- Scrabble Location within the state of West Virginia Scrabble Scrabble (the United States)
- Coordinates: 39°29′1″N 77°49′57″W﻿ / ﻿39.48361°N 77.83250°W
- Country: United States
- State: West Virginia
- County: Berkeley
- Elevation: 367 ft (112 m)
- Time zone: UTC-5 (Eastern (EST))
- • Summer (DST): UTC-4 (EDT)
- GNIS feature ID: 1549918

= Scrabble, West Virginia =

Historic house in West Virginia, United States

Scrabble is an unincorporated community in Berkeley County, West Virginia, United States. According to the Geographic Names Information System, the community has been known as Hard Scrabble, Hard Scrabble Town, and Hardscrabble throughout its history.

The community most likely was so named on account of treacherous local terrain.

==Scrabble Historic District==

Scrabble was listed on the National Register of Historic Places in 2006, with the district extending into Jefferson County. The historic district comprises 62 acre of late 19th century buildings mixed with agricultural lands. The most prominent structures are the 1920 Mount Wesley Methodist Episcopal Church and the 1882 Scrabble School.
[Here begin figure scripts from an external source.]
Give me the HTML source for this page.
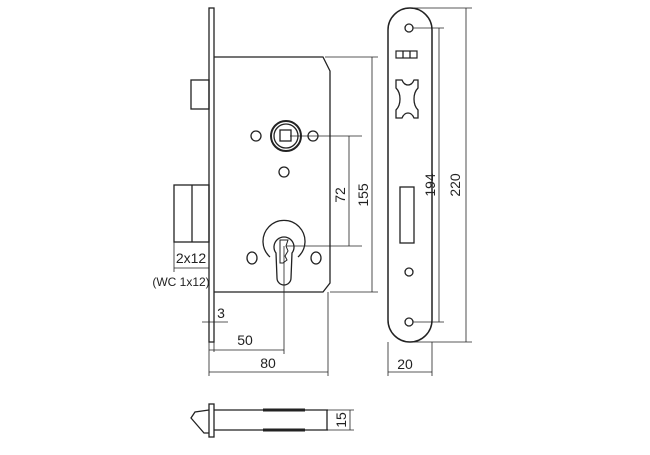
<!DOCTYPE html>
<html><head><style>
body{margin:0;background:#fff;width:650px;height:450px;overflow:hidden}
text{font-family:"Liberation Sans",sans-serif;font-size:14px;fill:#222}
</style></head><body>
<svg width="650" height="450" viewBox="0 0 650 450" stroke="#222" fill="none" stroke-width="1.3">
<!-- left faceplate -->
<rect x="209" y="8" width="5" height="334" fill="#fff"/>
<!-- body -->
<path d="M214 57 H323 L330 71 V283 L323 292 H214"/>
<!-- latch -->
<rect x="191" y="80" width="18" height="29"/>
<rect x="174" y="185" width="35" height="57"/>
<line x1="192" y1="185" x2="192" y2="242"/>
<!-- spindle -->
<circle cx="286" cy="136" r="15" stroke-width="2"/>
<circle cx="286" cy="136" r="12"/>
<rect x="280" y="130" width="11" height="11"/>
<circle cx="256" cy="136" r="5"/><circle cx="313" cy="136" r="5"/><circle cx="284" cy="172" r="5"/>
<!-- cylinder -->
<path d="M270 257 A21 21 0 1 1 298 257"/>
<path d="M276 253 A10 10 0 1 1 292 253 L291 278 A7 7 0 0 1 277 278 Z"/>
<path d="M280 240 h8 l-2 6 2 5 -3 5 2 4 -4 3 h-3 z" stroke-width="1"/>
<ellipse cx="252" cy="258" rx="5" ry="6"/><ellipse cx="316" cy="258" rx="5" ry="6"/>
<!-- dims left -->
<g stroke-width="0.8">
<line x1="290" y1="136" x2="362" y2="136"/><line x1="286" y1="246" x2="362" y2="246"/>
<line x1="349" y1="136" x2="349" y2="246"/>
<line x1="325" y1="57" x2="378" y2="57"/><line x1="330" y1="292" x2="378" y2="292"/>
<line x1="372" y1="57" x2="372" y2="292"/>
<line x1="284" y1="246" x2="284" y2="354"/>
<line x1="328" y1="292" x2="328" y2="376"/>
<line x1="209" y1="342" x2="209" y2="376"/>
<line x1="209" y1="350" x2="284" y2="350"/>
<line x1="209" y1="372" x2="328" y2="372"/>
<line x1="174" y1="242" x2="174" y2="272"/>
<line x1="174" y1="268" x2="209" y2="268"/>
<line x1="202" y1="322" x2="228" y2="322"/>
<line x1="214" y1="342" x2="214" y2="352"/>
</g>
<text x="0" y="0" stroke="none" transform="translate(345 195) rotate(-90)" text-anchor="middle">72</text>
<text x="0" y="0" stroke="none" transform="translate(368 195) rotate(-90)" text-anchor="middle">155</text>
<text x="191" y="263" stroke="none" text-anchor="middle">2x12</text>
<text x="181" y="286" stroke="none" text-anchor="middle" style="font-size:12px">(WC 1x12)</text>
<text x="221" y="318" stroke="none" text-anchor="middle">3</text>
<text x="245" y="345" stroke="none" text-anchor="middle">50</text>
<text x="268" y="368" stroke="none" text-anchor="middle">80</text>
<!-- right faceplate -->
<rect x="388" y="8" width="44" height="334" rx="22" ry="22" stroke-width="1.5"/>
<circle cx="409" cy="28" r="4"/><circle cx="409" cy="322" r="4"/><circle cx="409" cy="272" r="4"/>
<rect x="396" y="51" width="21" height="7" stroke-width="1.2"/>
<line x1="403" y1="51" x2="403" y2="58"/><line x1="410" y1="51" x2="410" y2="58"/>
<path d="M396 80 h6 q2 5 6 5 q4 0 6 -5 h4 v8 q-4 4 -4 11 q0 7 4 11 v8 h-4 q-2 -5 -6 -5 q-4 0 -6 5 h-6 v-8 q4 -4 4 -11 q0 -7 -4 -11 z"/>
<rect x="400" y="187" width="14" height="56"/>
<g stroke-width="0.8">
<line x1="413" y1="28" x2="444" y2="28"/><line x1="413" y1="322" x2="444" y2="322"/>
<line x1="439" y1="28" x2="439" y2="322"/>
<line x1="410" y1="8" x2="472" y2="8"/><line x1="410" y1="342" x2="472" y2="342"/>
<line x1="466" y1="8" x2="466" y2="342"/>
<line x1="388" y1="342" x2="388" y2="376"/><line x1="432" y1="342" x2="432" y2="376"/>
<line x1="388" y1="372" x2="432" y2="372"/>
</g>
<text x="0" y="0" stroke="none" transform="translate(435 185) rotate(-90)" text-anchor="middle">194</text>
<text x="0" y="0" stroke="none" transform="translate(460 185) rotate(-90)" text-anchor="middle">220</text>
<text x="405" y="369" stroke="none" text-anchor="middle">20</text>
<!-- bottom view -->
<path d="M209 410 L195 412 L191 418 L204 433 L209 433"/>
<rect x="209" y="404" width="5" height="33" fill="#fff"/>
<line x1="214" y1="410" x2="328" y2="410"/><line x1="214" y1="430" x2="328" y2="430"/>
<line x1="327" y1="410" x2="327" y2="430"/>
<line x1="263" y1="410" x2="305" y2="410" stroke-width="3"/>
<line x1="263" y1="430" x2="305" y2="430" stroke-width="3"/>
<g stroke-width="0.8">
<line x1="328" y1="410" x2="354" y2="410"/><line x1="328" y1="430" x2="354" y2="430"/>
<line x1="350" y1="410" x2="350" y2="430"/>
</g>
<text x="0" y="0" stroke="none" transform="translate(346 420) rotate(-90)" text-anchor="middle">15</text>
</svg>
</body></html>
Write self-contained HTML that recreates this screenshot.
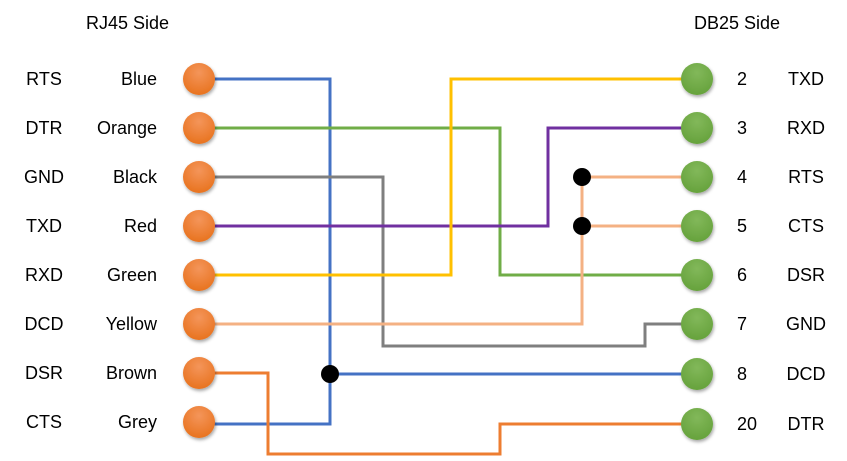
<!DOCTYPE html>
<html><head><meta charset="utf-8"><style>
body{margin:0;background:#fff;}
svg text{font-family:"Liberation Sans",sans-serif;font-size:18px;fill:#000;}
</style></head><body>
<svg width="847" height="456" viewBox="0 0 847 456" xmlns="http://www.w3.org/2000/svg">
<defs>
<radialGradient id="og" cx="50%" cy="30%" r="70%"><stop offset="0" stop-color="#f4955a"/><stop offset="1" stop-color="#e8731f"/></radialGradient>
<radialGradient id="gg" cx="50%" cy="30%" r="70%"><stop offset="0" stop-color="#82b85a"/><stop offset="1" stop-color="#66a23c"/></radialGradient>
<filter id="sh" x="-30%" y="-30%" width="160%" height="160%"><feDropShadow dx="1" dy="2" stdDeviation="1.5" flood-color="#000" flood-opacity="0.35"/></filter>
</defs>
<g fill="none" stroke-width="3">
<polyline stroke="#4472c4" points="199,79 330,79 330,424 199,424"/>
<polyline stroke="#4472c4" points="330,374 697,374"/>
<polyline stroke="#70ad47" points="199,128 500,128 500,275 697,275"/>
<polyline stroke="#7f7f7f" points="199,177 383,177 383,346 645,346 645,324 697,324"/>
<polyline stroke="#7030a0" points="199,226 548,226 548,128 697,128"/>
<polyline stroke="#ffc000" points="199,275 451,275 451,79 697,79"/>
<polyline stroke="#f4b183" points="199,324 582,324 582,177 697,177"/>
<polyline stroke="#f4b183" points="582,226 697,226"/>
<polyline stroke="#ed7d31" points="199,373 268,373 268,454 500,454 500,424 697,424"/>
</g>
<circle cx="330" cy="374" r="9" fill="#000"/>
<circle cx="582" cy="177" r="9" fill="#000"/>
<circle cx="582" cy="226" r="9" fill="#000"/>
<g filter="url(#sh)">
<g fill="url(#og)">
<circle cx="199" cy="79" r="16"/><circle cx="199" cy="128" r="16"/><circle cx="199" cy="177" r="16"/><circle cx="199" cy="226" r="16"/>
<circle cx="199" cy="275" r="16"/><circle cx="199" cy="324" r="16"/><circle cx="199" cy="373" r="16"/><circle cx="199" cy="422" r="16"/>
</g>
<g fill="url(#gg)">
<circle cx="697" cy="79" r="16"/><circle cx="697" cy="128" r="16"/><circle cx="697" cy="177" r="16"/><circle cx="697" cy="226" r="16"/>
<circle cx="697" cy="275" r="16"/><circle cx="697" cy="324" r="16"/><circle cx="697" cy="374" r="16"/><circle cx="697" cy="424" r="16"/>
</g>
</g>
<text x="86" y="29">RJ45 Side</text>
<text x="694" y="29">DB25 Side</text>
<g text-anchor="middle">
<text x="44" y="85">RTS</text><text x="44" y="134">DTR</text><text x="44" y="183">GND</text><text x="44" y="232">TXD</text>
<text x="44" y="281">RXD</text><text x="44" y="330">DCD</text><text x="44" y="379">DSR</text><text x="44" y="428">CTS</text>
</g>
<g text-anchor="end">
<text x="157" y="85">Blue</text><text x="157" y="134">Orange</text><text x="157" y="183">Black</text><text x="157" y="232">Red</text>
<text x="157" y="281">Green</text><text x="157" y="330">Yellow</text><text x="157" y="379">Brown</text><text x="157" y="428">Grey</text>
</g>
<g>
<text x="737" y="85">2</text><text x="737" y="134">3</text><text x="737" y="183">4</text><text x="737" y="232">5</text>
<text x="737" y="281">6</text><text x="737" y="330">7</text><text x="737" y="380">8</text><text x="737" y="430">20</text>
</g>
<g text-anchor="middle">
<text x="806" y="85">TXD</text><text x="806" y="134">RXD</text><text x="806" y="183">RTS</text><text x="806" y="232">CTS</text>
<text x="806" y="281">DSR</text><text x="806" y="330">GND</text><text x="806" y="380">DCD</text><text x="806" y="430">DTR</text>
</g>
</svg>
</body></html>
A number of contemporary I-houses and smaller vernacular houses complete the district. The individually listed George Washington Hollida House is also in the district. The district lies primarily on Scrabble Road and Dam No. 4 Road in Berkeley County, and Silver Spring Road in Jefferson County. The county line is marked by Rocky Marsh Run, which runs through the community.